If you have been living under a rock or reading too much of the South China Morning Post, you may not have heard of Nancy Kissel.

She was married to a managing director at Merrill Lynch named Robert Peter Kissel. They had the perfect Hong Kong expat couple's life: loads of money, all the right friends, and a dream apartment.

Then one day in November 2003, Nancy Kissel gave her husband a drink laced with sedatives. When he fell asleep, she beat him to death with a golf club. She carefully wrapped up his body in plastic sheeting, rolled it up in a carpet, and then had the chutzpah to ask the building service company staff to help her move the grisly package down to the building's basement, where she left it to rot. She was arrested a few days later, after her husband's unexplained absence from work caused his colleagues to inform the police.

For some reason, the South China Morning Post has been very shy with its coverage of this sensational murder case, which may be because of sensitivity or good taste but which is more likely to be because of the newspaper's reluctance, in the last few years, to report on anything of interest to its readers. The Chinese press in Hong Kong have had no qualms about reporting the case in graphic detail, as you can see from the illustration, taken from the Sun (太陽報) tabloid newspaper.

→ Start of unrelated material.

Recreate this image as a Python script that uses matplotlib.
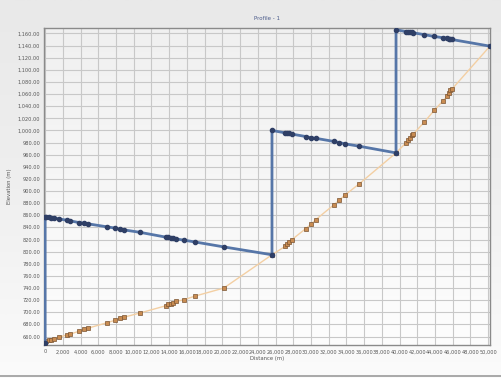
import numpy as np
import matplotlib.pyplot as plt
from matplotlib.ticker import FuncFormatter, MultipleLocator
from matplotlib.lines import Line2D
from matplotlib.colors import LinearSegmentedColormap

# 距离 (m)
dist = [0, 100, 400, 700, 1000, 1600, 2450, 2800, 3850, 4400, 4850, 7000, 7900, 8400,
        8900, 10700, 13650, 13900, 14150, 14400, 14800, 15700, 16950, 20150, 25600,
        27100, 27300, 27550, 27850, 29400, 30000, 30550, 32550, 33200, 33800, 35450, 39600,
        40750, 41000, 41200, 41400, 41550, 42800, 43900, 44850, 45350, 45550, 45700, 45900, 50200]

# 地面高程
ground = [649, 653, 654, 655, 656, 659, 663, 664, 669, 672, 674, 683, 687, 690,
          692, 699, 711, 713, 714, 715, 718, 721, 727, 740, 795,
          809, 812, 816, 820, 838, 845, 853, 877, 885, 893, 912, 963,
          980, 984, 988, 992, 994, 1014, 1033, 1048, 1056, 1061, 1066, 1068, 1139]

# 水力坡降线
hgl_dist = [0, 0, 100, 400, 700, 1000, 1600, 2450, 2800, 3850, 4400, 4850, 7000, 7900, 8400,
            8900, 10700, 13650, 13900, 14150, 14400, 14800, 15700, 16950, 20150, 25600,
            25600, 27100, 27300, 27550, 27850, 29400, 30000, 30550, 32550, 33200, 33800, 35450, 39600,
            39600, 40750, 41000, 41200, 41400, 41550, 42800, 43900, 44850, 45350, 45550, 45700, 45900, 50200]
hgl = [649, 858, 858, 857, 856, 856, 854, 852, 851, 848, 847, 846, 841, 839, 837,
       836, 832, 824, 824, 823, 822, 821, 819, 816, 808, 795,
       1000, 996, 995, 995, 994, 990, 988, 987, 982, 980, 978, 974, 963,
       1166, 1163, 1163, 1162, 1162, 1161, 1158, 1155, 1153, 1152, 1151, 1150, 1150, 1139]

fig = plt.figure(figsize=(5.02, 3.78), dpi=100)
fig.patch.set_facecolor('#ebebeb')

# 背景渐变
bg = fig.add_axes([0, 0, 1, 1], zorder=-10)
cm_bg = LinearSegmentedColormap.from_list('bg', ['#e9e9e9', '#efefef', '#fbfbfb'])
grad = np.linspace(0, 1, 256).reshape(-1, 1)
bg.imshow(grad, aspect='auto', cmap=cm_bg, extent=[0, 1, 0, 1])
bg.set_xlim(0, 1)
bg.set_ylim(0, 1)
bg.axis('off')

ax = fig.add_axes([0.088, 0.087, 0.888, 0.839])
cm_ax = LinearSegmentedColormap.from_list('ax', ['#f0f0f0', '#fdfdfd'])
ax.imshow(grad, aspect='auto', cmap=cm_ax, extent=[-110, 50200, 646, 1169], zorder=0)

ax.plot(dist, ground, color='#f3cfa3', lw=1.0, marker='s', ms=3.0,
        mfc='#c98c52', mec='#7a5432', mew=0.5, zorder=3)
ax.plot(hgl_dist, hgl, color='#5676a8', lw=2.0, marker='o', ms=3.0,
        mfc='#2f3f66', mec='#2f3f66', zorder=4)

ax.set_xlim(-110, 50200)
ax.set_ylim(646, 1169)
ax.xaxis.set_major_locator(MultipleLocator(2000))
ax.yaxis.set_major_locator(MultipleLocator(20))
ax.xaxis.set_major_formatter(FuncFormatter(lambda v, p: f'{v:,.0f}'))
ax.yaxis.set_major_formatter(FuncFormatter(lambda v, p: f'{v:,.2f}'))
ax.tick_params(labelsize=3.6, length=0, pad=3, colors='#555555')
ax.grid(True, color='#c8c8c8', lw=0.8, zorder=1)
ax.set_axisbelow(True)
for s in ax.spines.values():
    s.set_color('#8a8a8a')
    s.set_linewidth(1.0)

ax.set_title('Profile - 1', fontsize=4, color='#4a5a8a', pad=6)
ax.set_xlabel('Distance (m)', fontsize=3.8, color='#555555', labelpad=1)
ax.set_ylabel('Elevation (m)', fontsize=3.8, color='#555555', labelpad=4)

fig.add_artist(Line2D([0, 1], [0.006, 0.006], color='#9a9a9a', lw=1.2))

plt.savefig('out.png', dpi=100)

But yesterday's testimony by Nancy Kissel at her trial was too hot to miss: even the South China Morning Post has published an article about it. According to Kissel, her husband's cocaine and whisky addictions fueled an obsession with anal sex; if she refused he would beat her up.

There is no doubt that she killed him: it seems that she is just trying to prove that the homicide was justifiable. The affair makes one look anew at square-looking bankers in powder blue shirts.